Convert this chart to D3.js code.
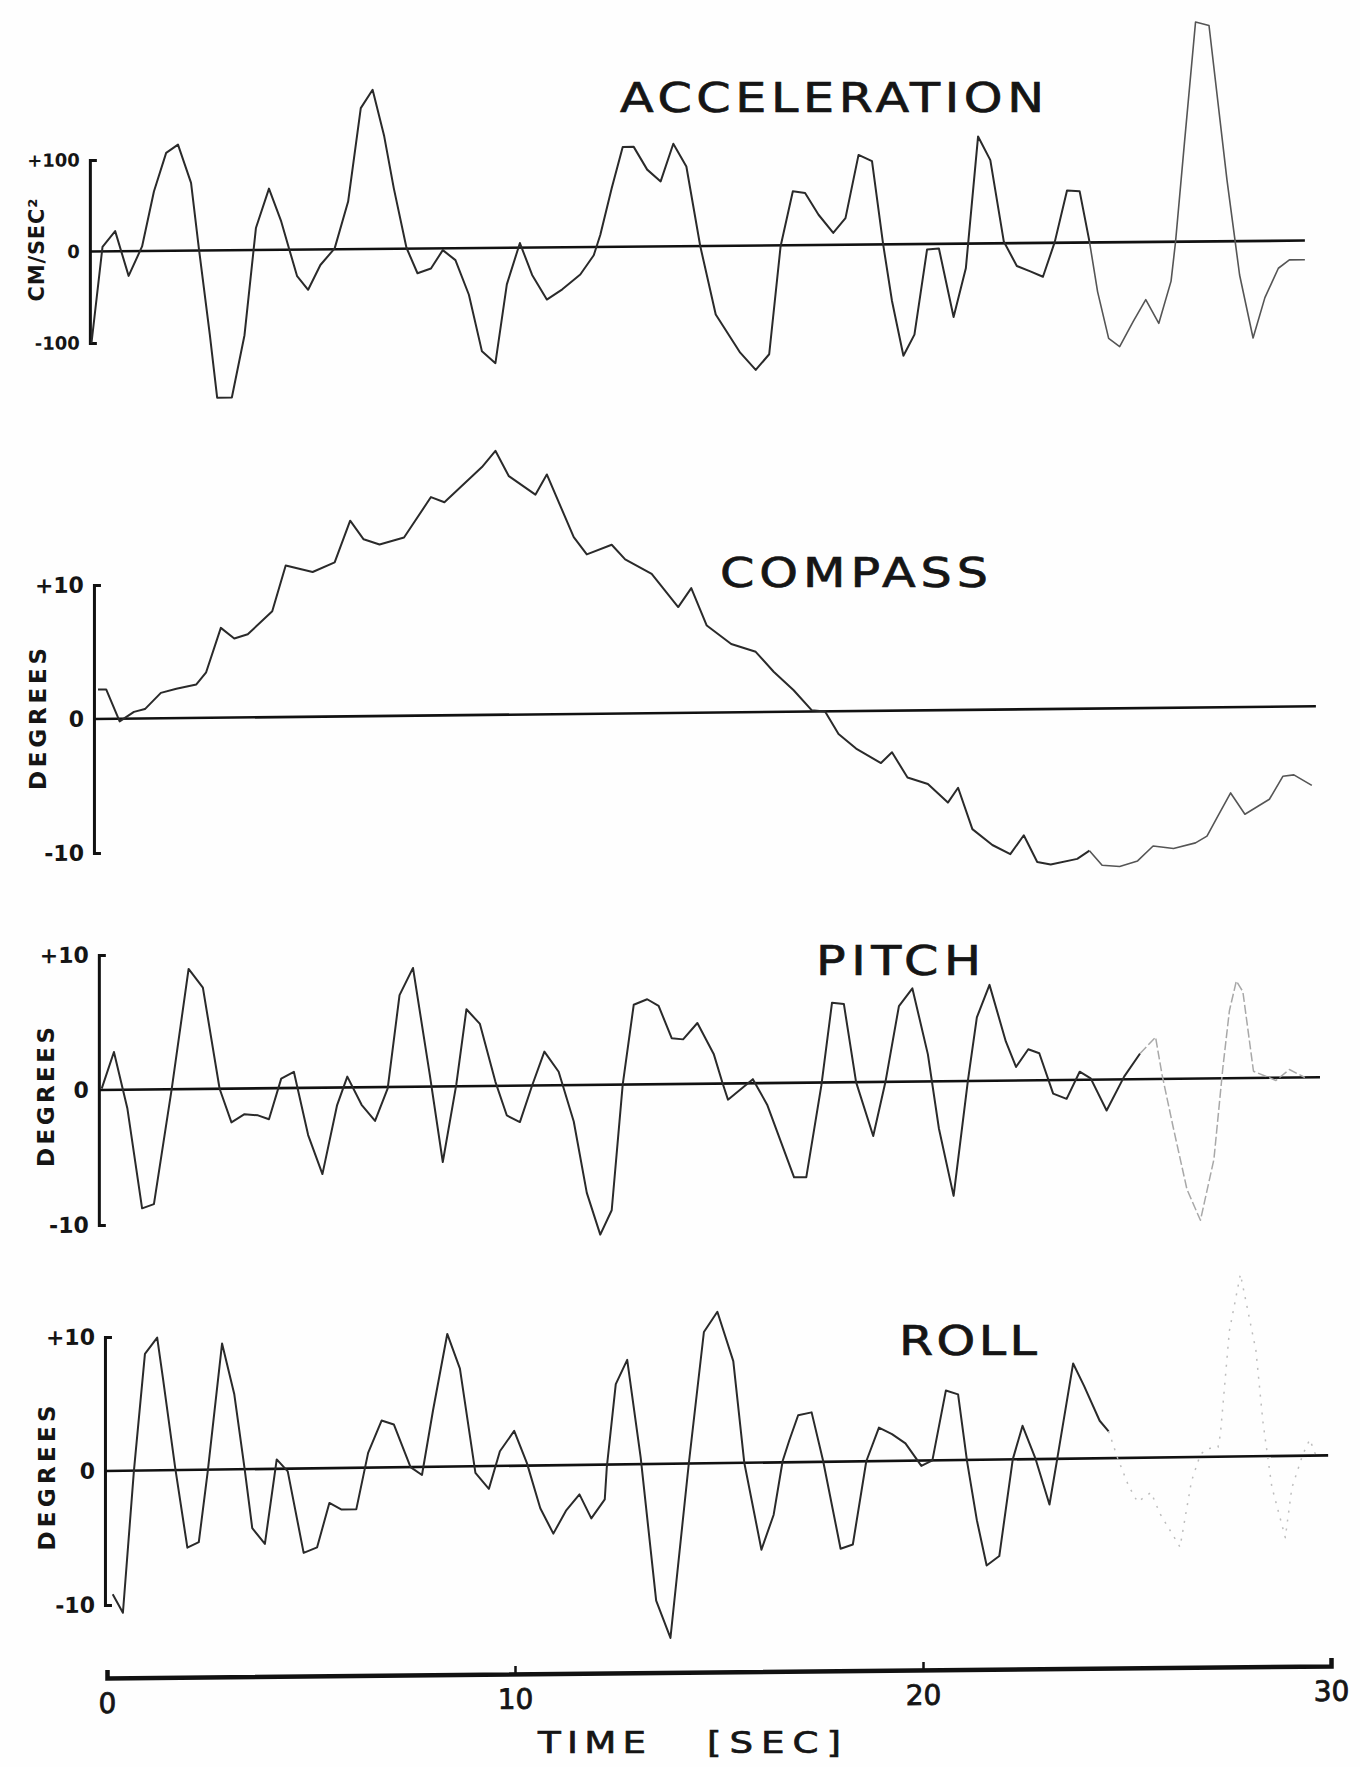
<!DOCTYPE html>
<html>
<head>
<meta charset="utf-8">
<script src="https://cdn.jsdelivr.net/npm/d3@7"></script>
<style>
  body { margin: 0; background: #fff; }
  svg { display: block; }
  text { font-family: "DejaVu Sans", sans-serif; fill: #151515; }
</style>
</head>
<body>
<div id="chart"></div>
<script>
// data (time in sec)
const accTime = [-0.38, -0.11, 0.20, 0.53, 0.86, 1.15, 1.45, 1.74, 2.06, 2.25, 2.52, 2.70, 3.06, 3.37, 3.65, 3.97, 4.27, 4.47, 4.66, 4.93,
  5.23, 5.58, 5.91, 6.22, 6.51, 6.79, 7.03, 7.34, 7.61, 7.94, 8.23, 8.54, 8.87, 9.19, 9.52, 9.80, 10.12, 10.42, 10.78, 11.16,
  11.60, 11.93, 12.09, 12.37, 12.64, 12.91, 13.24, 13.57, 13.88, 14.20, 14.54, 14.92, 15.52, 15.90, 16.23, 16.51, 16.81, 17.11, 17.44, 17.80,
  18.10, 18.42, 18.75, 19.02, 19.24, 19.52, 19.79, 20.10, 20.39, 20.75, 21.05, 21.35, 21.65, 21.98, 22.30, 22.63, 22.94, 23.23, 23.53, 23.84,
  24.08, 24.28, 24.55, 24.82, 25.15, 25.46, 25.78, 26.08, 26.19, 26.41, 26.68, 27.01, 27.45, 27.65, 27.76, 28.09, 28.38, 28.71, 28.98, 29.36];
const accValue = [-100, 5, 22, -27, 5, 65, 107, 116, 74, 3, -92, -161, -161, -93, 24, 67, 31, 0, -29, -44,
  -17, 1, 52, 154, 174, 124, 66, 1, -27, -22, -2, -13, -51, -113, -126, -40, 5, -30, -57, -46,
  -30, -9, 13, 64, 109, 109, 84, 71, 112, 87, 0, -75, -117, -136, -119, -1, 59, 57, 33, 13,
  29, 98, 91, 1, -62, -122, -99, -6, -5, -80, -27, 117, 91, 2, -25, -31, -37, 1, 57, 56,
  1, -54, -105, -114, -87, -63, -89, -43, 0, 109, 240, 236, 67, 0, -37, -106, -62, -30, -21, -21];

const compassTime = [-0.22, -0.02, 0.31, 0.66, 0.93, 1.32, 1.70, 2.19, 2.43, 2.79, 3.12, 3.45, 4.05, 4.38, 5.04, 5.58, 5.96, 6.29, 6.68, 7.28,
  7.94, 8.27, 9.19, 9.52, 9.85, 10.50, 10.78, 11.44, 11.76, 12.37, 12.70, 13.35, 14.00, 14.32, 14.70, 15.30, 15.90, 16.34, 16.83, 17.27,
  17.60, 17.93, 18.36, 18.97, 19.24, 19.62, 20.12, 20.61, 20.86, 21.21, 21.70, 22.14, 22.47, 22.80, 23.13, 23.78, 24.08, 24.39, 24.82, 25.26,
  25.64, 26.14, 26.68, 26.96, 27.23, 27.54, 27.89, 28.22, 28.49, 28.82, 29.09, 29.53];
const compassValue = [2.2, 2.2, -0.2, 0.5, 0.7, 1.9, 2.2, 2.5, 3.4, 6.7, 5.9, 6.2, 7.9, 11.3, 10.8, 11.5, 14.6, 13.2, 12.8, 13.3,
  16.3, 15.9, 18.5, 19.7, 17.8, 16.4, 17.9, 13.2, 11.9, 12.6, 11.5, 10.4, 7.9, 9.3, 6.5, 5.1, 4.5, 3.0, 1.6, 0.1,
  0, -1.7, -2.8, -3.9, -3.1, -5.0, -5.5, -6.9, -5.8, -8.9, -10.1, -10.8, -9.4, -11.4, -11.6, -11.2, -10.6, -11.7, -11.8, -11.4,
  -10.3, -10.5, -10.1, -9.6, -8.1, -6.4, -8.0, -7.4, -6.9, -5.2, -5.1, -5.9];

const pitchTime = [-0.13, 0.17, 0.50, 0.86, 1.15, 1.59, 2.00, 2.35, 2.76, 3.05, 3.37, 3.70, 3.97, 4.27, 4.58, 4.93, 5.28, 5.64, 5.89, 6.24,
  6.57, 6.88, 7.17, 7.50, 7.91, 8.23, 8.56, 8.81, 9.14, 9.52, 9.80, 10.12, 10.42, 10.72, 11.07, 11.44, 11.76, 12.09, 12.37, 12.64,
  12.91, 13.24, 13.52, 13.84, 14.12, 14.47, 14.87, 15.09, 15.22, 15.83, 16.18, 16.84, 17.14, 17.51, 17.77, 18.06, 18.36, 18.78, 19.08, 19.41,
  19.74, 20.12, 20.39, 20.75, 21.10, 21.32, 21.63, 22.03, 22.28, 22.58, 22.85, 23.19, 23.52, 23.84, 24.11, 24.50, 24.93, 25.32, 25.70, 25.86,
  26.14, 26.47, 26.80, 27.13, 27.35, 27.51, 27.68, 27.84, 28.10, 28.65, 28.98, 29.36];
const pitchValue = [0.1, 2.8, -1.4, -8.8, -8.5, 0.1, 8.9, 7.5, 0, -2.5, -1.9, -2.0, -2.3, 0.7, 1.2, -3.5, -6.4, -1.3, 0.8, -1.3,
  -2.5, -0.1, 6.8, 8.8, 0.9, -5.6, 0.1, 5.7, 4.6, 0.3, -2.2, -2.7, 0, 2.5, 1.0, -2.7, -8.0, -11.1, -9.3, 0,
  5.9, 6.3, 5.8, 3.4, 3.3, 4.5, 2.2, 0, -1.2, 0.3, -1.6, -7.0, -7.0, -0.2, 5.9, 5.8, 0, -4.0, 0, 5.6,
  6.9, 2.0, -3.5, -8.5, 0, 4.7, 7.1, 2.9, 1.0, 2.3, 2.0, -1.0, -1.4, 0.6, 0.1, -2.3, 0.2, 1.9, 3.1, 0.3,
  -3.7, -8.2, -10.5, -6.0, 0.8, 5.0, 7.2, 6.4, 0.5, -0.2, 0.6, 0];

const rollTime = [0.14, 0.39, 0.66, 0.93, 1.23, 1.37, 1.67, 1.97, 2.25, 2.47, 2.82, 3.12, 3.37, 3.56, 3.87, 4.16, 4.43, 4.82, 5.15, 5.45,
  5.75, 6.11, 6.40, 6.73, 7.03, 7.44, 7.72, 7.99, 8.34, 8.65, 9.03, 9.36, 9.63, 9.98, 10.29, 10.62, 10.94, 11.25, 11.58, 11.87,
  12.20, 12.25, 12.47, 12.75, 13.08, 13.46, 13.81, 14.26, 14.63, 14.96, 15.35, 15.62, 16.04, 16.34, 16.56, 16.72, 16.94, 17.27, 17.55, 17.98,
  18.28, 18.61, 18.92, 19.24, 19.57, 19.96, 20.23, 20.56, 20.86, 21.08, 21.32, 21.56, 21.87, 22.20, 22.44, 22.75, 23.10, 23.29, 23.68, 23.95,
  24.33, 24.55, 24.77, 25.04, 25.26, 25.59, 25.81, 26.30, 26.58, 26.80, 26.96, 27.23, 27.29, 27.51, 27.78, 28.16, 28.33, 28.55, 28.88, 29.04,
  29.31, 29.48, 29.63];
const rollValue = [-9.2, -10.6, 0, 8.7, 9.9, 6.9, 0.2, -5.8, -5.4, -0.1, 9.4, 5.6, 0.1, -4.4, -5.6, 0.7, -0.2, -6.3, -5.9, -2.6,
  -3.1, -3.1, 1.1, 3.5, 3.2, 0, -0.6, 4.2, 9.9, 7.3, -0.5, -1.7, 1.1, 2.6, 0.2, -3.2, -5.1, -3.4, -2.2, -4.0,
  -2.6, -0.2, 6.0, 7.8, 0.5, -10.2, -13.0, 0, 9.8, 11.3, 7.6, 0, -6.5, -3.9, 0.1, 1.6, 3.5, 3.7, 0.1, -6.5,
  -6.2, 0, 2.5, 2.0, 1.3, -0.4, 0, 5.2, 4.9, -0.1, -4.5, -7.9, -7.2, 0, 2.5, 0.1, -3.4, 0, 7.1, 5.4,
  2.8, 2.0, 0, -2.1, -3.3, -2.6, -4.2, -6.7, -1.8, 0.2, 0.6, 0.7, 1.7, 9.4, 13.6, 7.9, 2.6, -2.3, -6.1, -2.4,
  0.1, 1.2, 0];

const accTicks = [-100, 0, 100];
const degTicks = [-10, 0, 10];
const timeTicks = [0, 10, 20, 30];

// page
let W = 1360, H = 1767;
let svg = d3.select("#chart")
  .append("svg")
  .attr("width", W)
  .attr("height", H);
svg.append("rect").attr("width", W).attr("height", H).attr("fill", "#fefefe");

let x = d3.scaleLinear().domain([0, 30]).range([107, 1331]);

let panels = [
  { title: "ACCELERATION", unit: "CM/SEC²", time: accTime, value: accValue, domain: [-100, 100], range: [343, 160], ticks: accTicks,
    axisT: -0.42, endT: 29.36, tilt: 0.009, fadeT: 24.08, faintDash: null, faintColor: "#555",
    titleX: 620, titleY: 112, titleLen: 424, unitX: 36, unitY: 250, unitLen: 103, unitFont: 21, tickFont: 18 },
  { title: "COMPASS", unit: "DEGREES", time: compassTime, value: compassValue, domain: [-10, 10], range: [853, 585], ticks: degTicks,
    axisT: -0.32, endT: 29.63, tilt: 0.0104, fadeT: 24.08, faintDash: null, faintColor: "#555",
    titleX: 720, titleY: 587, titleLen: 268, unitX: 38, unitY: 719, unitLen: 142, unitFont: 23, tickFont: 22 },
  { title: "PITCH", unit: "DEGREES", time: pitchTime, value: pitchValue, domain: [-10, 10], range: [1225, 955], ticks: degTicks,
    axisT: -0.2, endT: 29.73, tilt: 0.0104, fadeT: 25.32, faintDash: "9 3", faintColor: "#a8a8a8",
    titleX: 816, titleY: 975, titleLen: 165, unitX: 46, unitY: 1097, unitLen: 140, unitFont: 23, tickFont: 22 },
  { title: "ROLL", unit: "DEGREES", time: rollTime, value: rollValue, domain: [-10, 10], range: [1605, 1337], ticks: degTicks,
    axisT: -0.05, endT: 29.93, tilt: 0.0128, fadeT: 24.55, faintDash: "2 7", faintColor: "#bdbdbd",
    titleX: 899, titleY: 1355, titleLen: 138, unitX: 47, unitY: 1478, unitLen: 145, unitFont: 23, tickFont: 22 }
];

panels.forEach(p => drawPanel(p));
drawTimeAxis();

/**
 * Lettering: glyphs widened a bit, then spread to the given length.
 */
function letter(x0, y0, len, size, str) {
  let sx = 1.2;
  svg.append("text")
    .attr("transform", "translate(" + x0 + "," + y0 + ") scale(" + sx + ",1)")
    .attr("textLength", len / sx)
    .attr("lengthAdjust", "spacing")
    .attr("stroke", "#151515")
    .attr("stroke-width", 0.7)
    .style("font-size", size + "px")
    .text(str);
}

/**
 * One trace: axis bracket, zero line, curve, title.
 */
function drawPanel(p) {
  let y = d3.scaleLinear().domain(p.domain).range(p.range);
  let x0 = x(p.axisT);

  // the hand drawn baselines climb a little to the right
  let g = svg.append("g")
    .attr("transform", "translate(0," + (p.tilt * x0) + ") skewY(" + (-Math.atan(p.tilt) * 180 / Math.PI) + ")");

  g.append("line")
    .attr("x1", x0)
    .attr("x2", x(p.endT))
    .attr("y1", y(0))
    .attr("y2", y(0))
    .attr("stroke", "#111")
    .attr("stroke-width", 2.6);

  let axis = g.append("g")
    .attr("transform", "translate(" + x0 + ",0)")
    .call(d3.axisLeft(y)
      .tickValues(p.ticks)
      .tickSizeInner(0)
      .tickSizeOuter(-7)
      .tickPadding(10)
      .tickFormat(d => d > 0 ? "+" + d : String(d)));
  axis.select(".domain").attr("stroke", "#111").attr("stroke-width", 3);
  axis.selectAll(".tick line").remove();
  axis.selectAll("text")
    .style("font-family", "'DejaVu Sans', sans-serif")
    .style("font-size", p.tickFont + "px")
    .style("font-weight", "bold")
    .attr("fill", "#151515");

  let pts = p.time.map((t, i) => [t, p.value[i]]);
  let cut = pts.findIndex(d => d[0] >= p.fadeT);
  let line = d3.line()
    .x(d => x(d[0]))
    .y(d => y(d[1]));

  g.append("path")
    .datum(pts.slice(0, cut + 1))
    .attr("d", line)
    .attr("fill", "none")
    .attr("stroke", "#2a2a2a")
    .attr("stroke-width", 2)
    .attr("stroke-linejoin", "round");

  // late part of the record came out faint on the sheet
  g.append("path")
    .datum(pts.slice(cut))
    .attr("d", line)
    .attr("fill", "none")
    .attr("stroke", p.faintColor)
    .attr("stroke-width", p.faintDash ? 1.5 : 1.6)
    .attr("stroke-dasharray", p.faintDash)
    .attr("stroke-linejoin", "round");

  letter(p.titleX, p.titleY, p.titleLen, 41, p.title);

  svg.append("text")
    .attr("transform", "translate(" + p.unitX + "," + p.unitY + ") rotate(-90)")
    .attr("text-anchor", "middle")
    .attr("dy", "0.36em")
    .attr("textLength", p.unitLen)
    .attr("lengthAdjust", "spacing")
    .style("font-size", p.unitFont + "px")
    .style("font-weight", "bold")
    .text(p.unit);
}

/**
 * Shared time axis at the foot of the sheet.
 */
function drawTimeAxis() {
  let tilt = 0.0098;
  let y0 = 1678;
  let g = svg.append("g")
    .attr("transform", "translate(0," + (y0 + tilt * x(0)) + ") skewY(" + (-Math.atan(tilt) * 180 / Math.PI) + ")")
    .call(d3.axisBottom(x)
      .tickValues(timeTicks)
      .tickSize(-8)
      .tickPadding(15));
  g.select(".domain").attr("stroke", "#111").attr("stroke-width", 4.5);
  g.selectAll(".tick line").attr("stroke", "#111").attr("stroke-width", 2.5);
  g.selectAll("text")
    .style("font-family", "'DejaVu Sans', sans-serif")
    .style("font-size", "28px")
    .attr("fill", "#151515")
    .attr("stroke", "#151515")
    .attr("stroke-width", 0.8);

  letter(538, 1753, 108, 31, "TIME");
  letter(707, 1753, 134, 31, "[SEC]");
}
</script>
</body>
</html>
* * * *
_Short task_.
Pick out the lines above that hold the string "chart" and show them.

_Solution to this problem_.
Convert this chart to D3.js code.
<div id="chart"></div>
let svg = d3.select("#chart")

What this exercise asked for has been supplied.